When Russia illegally invaded Ukraine in February of 2022, Europe as a whole depended on the Russian producers for 40 percent of its natural gas. Setting and following sanctions on Russian energy and finding more reliable and responsible supply chains over the last four years has not been easy. Only last week, European leaders finally agreed to end imports of Russian gas to the bloc – but that total ban still won’t take effect until next year.

In the wake of these overnight embargoes on Russian energy, Europe has scrambled to intensify buildout of renewable resources. But this rapid expansion has led to major hiccups in the continent’s energy security, placing major strain on power grids and causing extreme volatility in electricity prices. To fill these gaps and shore up energy security over the past few years, Europe has eagerly increased its imports of liquefied natural gas from the United States. But now that decision, too, is seeming increasingly risky for European sovereignty and resilience. 

“Europe’s energy security is being redrawn by shifting global power plays – from America’s energy dominance to China’s technological monopoly,” the German Council on Foreign Relations warned in a memo published earlier this week. “Once considered tools of cooperation, energy resources and technologies are again being used for leverage.”

In general, global geopolitics are trending toward an era of protectionism and nationalist policy, with potentially disastrous results for net energy importers. And Europe, which has clung to a free-trade ethos, is at risk of being caught in the crossfire between the United States and China as the world’s two biggest economies pull in opposite directions – one toward being the world’s first electrostate and the other toward petro-dominance. And both want to ensure that the entire world follows suit. 

While the United States was once considered a safe lifeline away from the tyrannical and unstable energy powers of Russia and China, experts contend that those dynamics are rapidly changing. The Council expresses genuine concern that the United States will now do anything to ensure its own energy dominance – including but not limited to the aggressive annexation of Greenland – without a second thought for its European alliances.
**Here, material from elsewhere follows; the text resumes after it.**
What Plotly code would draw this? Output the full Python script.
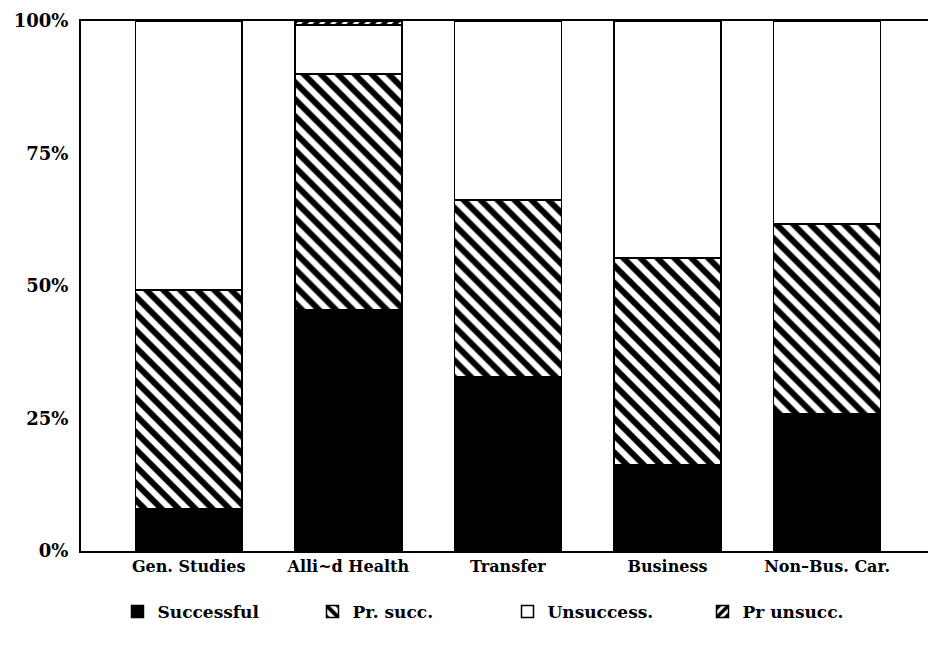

But the alternative, cozying up to China, isn’t sounding so great either. 

As a result, the Council contends that “Germany should begin to consider US energy dominance, alongside Russian fossil statecraft and Chinese technological consolidation, as a potential systemic risk.”
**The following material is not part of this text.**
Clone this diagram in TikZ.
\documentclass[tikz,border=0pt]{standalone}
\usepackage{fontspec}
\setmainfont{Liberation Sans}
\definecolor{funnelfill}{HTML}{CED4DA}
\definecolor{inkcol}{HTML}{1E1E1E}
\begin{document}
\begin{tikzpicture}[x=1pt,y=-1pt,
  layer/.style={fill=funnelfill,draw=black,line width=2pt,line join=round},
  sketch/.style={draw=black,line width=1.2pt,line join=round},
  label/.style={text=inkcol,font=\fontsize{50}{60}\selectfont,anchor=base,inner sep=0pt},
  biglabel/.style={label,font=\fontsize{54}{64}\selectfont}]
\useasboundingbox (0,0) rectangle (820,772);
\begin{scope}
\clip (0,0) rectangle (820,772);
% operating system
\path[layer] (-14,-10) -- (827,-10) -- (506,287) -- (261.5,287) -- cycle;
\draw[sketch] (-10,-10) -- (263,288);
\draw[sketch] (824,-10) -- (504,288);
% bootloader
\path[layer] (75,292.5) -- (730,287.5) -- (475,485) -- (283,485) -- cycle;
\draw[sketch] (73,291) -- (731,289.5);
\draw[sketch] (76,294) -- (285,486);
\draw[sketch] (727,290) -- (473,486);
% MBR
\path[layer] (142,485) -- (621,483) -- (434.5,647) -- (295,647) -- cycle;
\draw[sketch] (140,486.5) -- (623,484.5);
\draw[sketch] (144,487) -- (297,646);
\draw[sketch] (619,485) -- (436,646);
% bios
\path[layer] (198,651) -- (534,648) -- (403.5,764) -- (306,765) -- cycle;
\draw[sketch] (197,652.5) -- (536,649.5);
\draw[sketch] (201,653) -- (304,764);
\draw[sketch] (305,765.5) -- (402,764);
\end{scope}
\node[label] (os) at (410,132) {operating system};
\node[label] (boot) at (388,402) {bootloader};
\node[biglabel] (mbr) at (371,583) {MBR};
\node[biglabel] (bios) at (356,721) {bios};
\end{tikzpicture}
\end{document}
Trump’s aggression toward Greenland, in particular, has been a major pivot point for European leadership, pushing the continent to pursue energy independence with renewed vigor. Accordingly, nine countries with stakes in the North Sea have doubled down on the development of large-scale offshore wind projects that would include the development of a grid connected to multiple European nations. 
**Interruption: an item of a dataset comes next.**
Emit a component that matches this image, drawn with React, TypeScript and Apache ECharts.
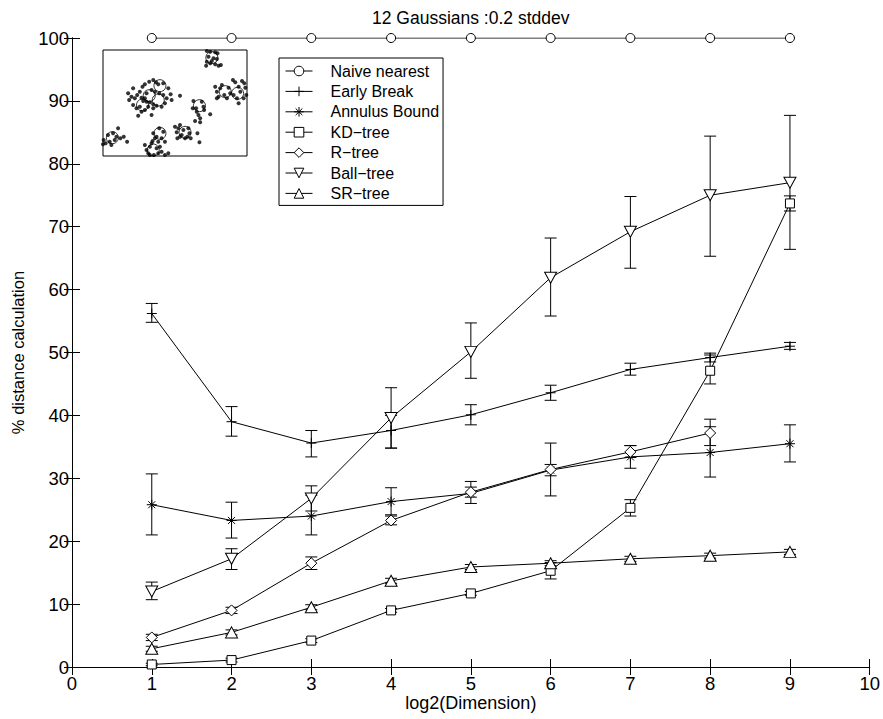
import React, { useEffect, useRef } from "react";
import * as echarts from "echarts";

const FONT = "'Liberation Sans', Arial, Helvetica, sans-serif";

const titleText = "12 Gaussians :0.2 stddev";
const xName = "log2(Dimension)";
const yName = "% distance calculation";

const dims = [1, 2, 3, 4, 5, 6, 7, 8, 9];

const naive = [100, 100, 100, 100, 100, 100, 100, 100, 100];

const earlyBreak = [56.2, 39.0, 35.6, 37.6, 40.1, 43.6, 47.3, 49.2, 51.0];
const earlyLow = [54.8, 36.7, 33.4, 34.8, 38.5, 42.4, 46.4, 48.5, 50.5];
const earlyHigh = [57.8, 41.4, 37.6, 40.0, 41.7, 44.8, 48.3, 49.9, 51.6];

const annulus = [25.8, 23.3, 24.0, 26.3, 27.6, 31.3, 33.4, 34.1, 35.5];
const annulusLow = [21.0, 20.5, 21.0, 24.2, 26.0, 30.4, 31.6, 30.2, 32.6];
const annulusHigh = [30.7, 26.2, 27.3, 28.5, 29.5, 32.2, 35.2, 38.2, 38.5];

const kdTree = [0.4, 1.1, 4.2, 9.0, 11.7, 15.3, 25.3, 47.1, 73.7];
const kdLow = [0.2, 0.8, 3.9, 8.7, 11.4, 14.0, 24.0, 45.0, 72.5];
const kdHigh = [0.6, 1.4, 4.5, 9.3, 12.0, 16.6, 26.6, 49.6, 74.9];

const rTree = [4.7, 9.0, 16.5, 23.3, 27.8, 31.4, 34.2, 37.2];
const rLow = [4.2, 8.5, 15.5, 22.6, 27.0, 27.2, 33.3, 35.2];
const rHigh = [5.2, 9.5, 17.5, 24.0, 28.6, 35.6, 35.2, 39.4];

const ballTree = [12.0, 17.2, 26.8, 39.6, 50.1, 61.9, 69.2, 75.0, 77.0];
const ballLow = [10.7, 15.5, 24.8, 34.8, 45.9, 55.8, 63.4, 65.3, 66.4];
const ballHigh = [13.5, 18.8, 28.8, 44.4, 54.7, 68.2, 74.8, 84.4, 87.7];

const srTree = [2.9, 5.5, 9.5, 13.7, 15.9, 16.5, 17.2, 17.7, 18.3];
const srLow = [2.5, 5.1, 9.1, 13.3, 15.5, 16.1, 16.8, 17.3, 17.9];
const srHigh = [3.3, 5.9, 9.9, 14.1, 16.3, 16.9, 17.6, 18.1, 18.7];

// inset: sample of 12 gaussians (inset pixel-like coordinates, y downward)
const insetCenters = [
  [335, 38], [180, 122], [148, 152], [128, 180], [175, 165], [375, 140],
  [412, 145], [298, 182], [255, 262], [180, 265], [160, 315], [38, 278],
];
const insetDots = [
  [320, 18], [330, 20], [345, 22], [352, 25], [325, 35], [340, 40], [350, 42], [320, 50], [330, 55],
  [345, 58], [355, 62], [362, 60], [318, 62], [335, 48],
  [85, 145], [95, 155], [105, 160], [112, 150], [120, 140], [128, 125], [135, 118], [148, 110],
  [160, 105], [168, 112], [175, 118], [190, 115], [205, 130], [212, 148], [215, 165], [200, 160],
  [195, 175], [185, 185], [170, 182], [160, 178], [150, 172], [140, 170], [130, 168], [120, 185],
  [110, 190], [100, 180], [115, 212], [125, 200], [135, 195], [155, 210], [160, 190], [145, 185],
  [140, 145], [155, 135], [165, 140], [178, 145], [190, 150], [240, 152], [125, 158], [135, 160],
  [100, 130], [88, 165],
  [345, 125], [350, 140], [355, 155], [360, 130], [365, 120], [372, 150], [385, 128], [390, 145],
  [398, 105], [405, 112], [410, 160], [415, 125], [420, 140], [425, 108], [432, 115], [435, 128],
  [438, 150], [430, 160], [415, 175], [400, 150], [350, 160], [380, 160],
  [280, 168], [288, 190], [290, 200], [295, 210], [300, 220], [305, 170], [310, 185], [312, 195],
  [300, 232], [330, 208], [285, 228], [278, 190],
  [225, 245], [230, 262], [235, 250], [240, 240], [245, 270], [250, 255], [255, 280], [262, 275],
  [268, 265], [265, 250], [272, 280], [292, 265], [298, 292], [240, 275], [232, 280],
  [160, 265], [165, 280], [170, 275], [175, 290], [185, 280], [190, 260], [195, 290], [178, 250],
  [158, 288],
  [135, 300], [140, 315], [145, 325], [150, 305], [155, 295], [162, 330], [170, 310], [175, 325],
  [185, 320], [195, 330], [205, 325], [150, 330], [180, 305],
  [12, 285], [18, 295], [25, 270], [30, 290], [40, 265], [45, 285], [50, 275], [55, 250], [62, 280],
  [72, 275], [82, 290], [35, 300], [10, 298],
];

const SYM = {
  plus: "path://M0,5L10,5M5,0L5,10",
  star: "path://M0,5L10,5M5,0L5,10M1.5,1.5L8.5,8.5M1.5,8.5L8.5,1.5",
  down: "path://M0,0L12,0L6,11Z",
  up: "path://M6,0L12,11L0,11Z",
};

const seriesDefs: any[] = [
  { name: "Naive nearest", values: naive, low: null, high: null, symbol: "circle", size: 9 },
  { name: "Early Break", values: earlyBreak, low: earlyLow, high: earlyHigh, symbol: SYM.plus, size: 10 },
  { name: "Annulus Bound", values: annulus, low: annulusLow, high: annulusHigh, symbol: SYM.star, size: 10 },
  { name: "KD\u2212tree", values: kdTree, low: kdLow, high: kdHigh, symbol: "rect", size: 9 },
  { name: "R\u2212tree", values: rTree, low: rLow, high: rHigh, symbol: "diamond", size: 11 },
  { name: "Ball\u2212tree", values: ballTree, low: ballLow, high: ballHigh, symbol: SYM.down, size: [12, 11] },
  { name: "SR\u2212tree", values: srTree, low: srLow, high: srHigh, symbol: SYM.up, size: [12, 11] },
];

export default function App() {
  const ref = useRef<HTMLDivElement>(null);
  useEffect(() => {
    const chart = echarts.init(ref.current!, null, { renderer: "svg" });
    const black = "#000";
    const series: any[] = [];
    seriesDefs.forEach((d) => {
      if (d.low) {
        series.push({
          type: "custom",
          xAxisIndex: 0,
          yAxisIndex: 0,
          silent: true,
          z: 2,
          data: d.low.map((lo: number, i: number) => [dims[i], lo, d.high[i]]),
          encode: { x: 0, y: [1, 2] },
          renderItem: (params: any, api: any) => {
            const x = api.value(0);
            const p1 = api.coord([x, api.value(2)]);
            const p2 = api.coord([x, api.value(1)]);
            const w = 6;
            const style = { stroke: black, lineWidth: 1, fill: null };
            return {
              type: "group",
              children: [
                { type: "line", shape: { x1: p1[0], y1: p1[1], x2: p2[0], y2: p2[1] }, style },
                { type: "line", shape: { x1: p1[0] - w, y1: p1[1], x2: p1[0] + w, y2: p1[1] }, style },
                { type: "line", shape: { x1: p2[0] - w, y1: p2[1], x2: p2[0] + w, y2: p2[1] }, style },
              ],
            };
          },
        });
      }
      series.push({
        type: "line",
        name: d.name,
        xAxisIndex: 0,
        yAxisIndex: 0,
        data: d.values.map((v: number, i: number) => [dims[i], v]),
        symbol: d.symbol,
        symbolSize: d.size,
        showSymbol: true,
        showAllSymbol: true,
        z: 3,
        lineStyle: { color: black, width: 1 },
        itemStyle: { color: "#fff", borderColor: black, borderWidth: 1 },
        emphasis: { disabled: true },
      });
    });

    series.push({
      type: "scatter",
      xAxisIndex: 2,
      yAxisIndex: 2,
      data: insetDots,
      symbol: "circle",
      symbolSize: 4,
      itemStyle: { color: black },
      silent: true,
      clip: true,
      z: 20,
    });
    series.push({
      type: "scatter",
      xAxisIndex: 2,
      yAxisIndex: 2,
      data: insetCenters,
      symbol: "circle",
      symbolSize: 12,
      itemStyle: { color: "rgba(0,0,0,0)", borderColor: black, borderWidth: 1 },
      silent: true,
      clip: true,
      z: 21,
    });

    const tickStyle = { inside: true, length: 8, lineStyle: { color: black, width: 1 } };
    const lineStyle = { show: true, lineStyle: { color: black, width: 1 } };
    const labelStyle = { color: black, fontSize: 18.5, fontFamily: FONT };

    chart.setOption({
      animation: false,
      backgroundColor: "#fff",
      title: {
        text: titleText,
        left: 372,
        top: 9,
        padding: 0,
        textStyle: { color: black, fontSize: 17.5, fontWeight: "normal", fontFamily: FONT },
      },
      legend: {
        data: seriesDefs.map((d) => d.name),
        orient: "vertical",
        left: 279,
        top: 58,
        padding: [5, 4, 4, 6],
        itemWidth: 27,
        itemHeight: 12,
        itemGap: 4.4,
        selectedMode: false,
        backgroundColor: "#fff",
        borderColor: black,
        borderWidth: 1,
        borderRadius: 0,
        itemStyle: { color: "#fff", borderColor: black, borderWidth: 1 },
        lineStyle: { color: black, width: 1 },
        textStyle: { color: black, fontSize: 16, fontFamily: FONT, lineHeight: 16, padding: [0, 0, 0, 13] },
        z: 10,
      },
      grid: [
        { left: 72, right: 13, top: 38, bottom: 52, containLabel: false },
        {
          left: 103,
          top: 50,
          width: 144,
          height: 106,
          show: true,
          backgroundColor: "#fff",
          borderColor: black,
          borderWidth: 1,
          z: 8,
        },
      ],
      xAxis: [
        {
          type: "value",
          gridIndex: 0,
          position: "bottom",
          min: 0,
          max: 10,
          interval: 1,
          axisLine: lineStyle,
          axisTick: tickStyle,
          splitLine: { show: false },
          axisLabel: { ...labelStyle, margin: 7 },
          name: xName,
          nameLocation: "middle",
          nameGap: 27,
          nameMoveOverlap: false,
          nameTextStyle: { color: black, fontSize: 18, fontFamily: FONT },
        },
        {
          type: "value",
          gridIndex: 0,
          position: "top",
          min: 0,
          max: 10,
          interval: 1,
          axisLine: lineStyle,
          axisTick: tickStyle,
          splitLine: { show: false },
          axisLabel: { show: false },
        },
        { type: "value", gridIndex: 1, min: 10, max: 440, show: false },
      ],
      yAxis: [
        {
          type: "value",
          gridIndex: 0,
          position: "left",
          min: 0,
          max: 100,
          interval: 10,
          axisLine: lineStyle,
          axisTick: tickStyle,
          splitLine: { show: false },
          axisLabel: { ...labelStyle, margin: 3 },
          name: yName,
          nameLocation: "middle",
          nameGap: 46,
          nameMoveOverlap: false,
          nameTextStyle: { color: black, fontSize: 16.5, fontFamily: FONT },
        },
        {
          type: "value",
          gridIndex: 0,
          position: "right",
          min: 0,
          max: 100,
          interval: 10,
          axisLine: lineStyle,
          axisTick: tickStyle,
          splitLine: { show: false },
          axisLabel: { show: false },
        },
        { type: "value", gridIndex: 1, min: 15, max: 333, inverse: true, show: false },
      ],
      series,
    });
    return () => chart.dispose();
  }, []);
  return (
    <div
      ref={ref}
      style={{ position: "fixed", left: 0, top: 0, width: 883, height: 719, background: "#fff" }}
    />
  );
}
While this new agreement is focused on strengthening Europe’s energy independence, leaders say that it doesn’t signal a desire to end trade relations with the United States. EU energy commissioner Dan Jørgensen has said: “We are not against trading with the US — on the contrary. But we are of course aware — and this goes for all countries, not only the US — that we are not aiming at replacing one dependency with a new dependency. We want to grow our own energy and our strategy in the future is to become free of gas.”

In the meantime, Europe is also keen to develop more diverse suppliers and “mutually beneficial energy partnerships with like-minded partners eager to avoid asymmetrical and transactional dependencies,” according to the German Council on Foreign Relations.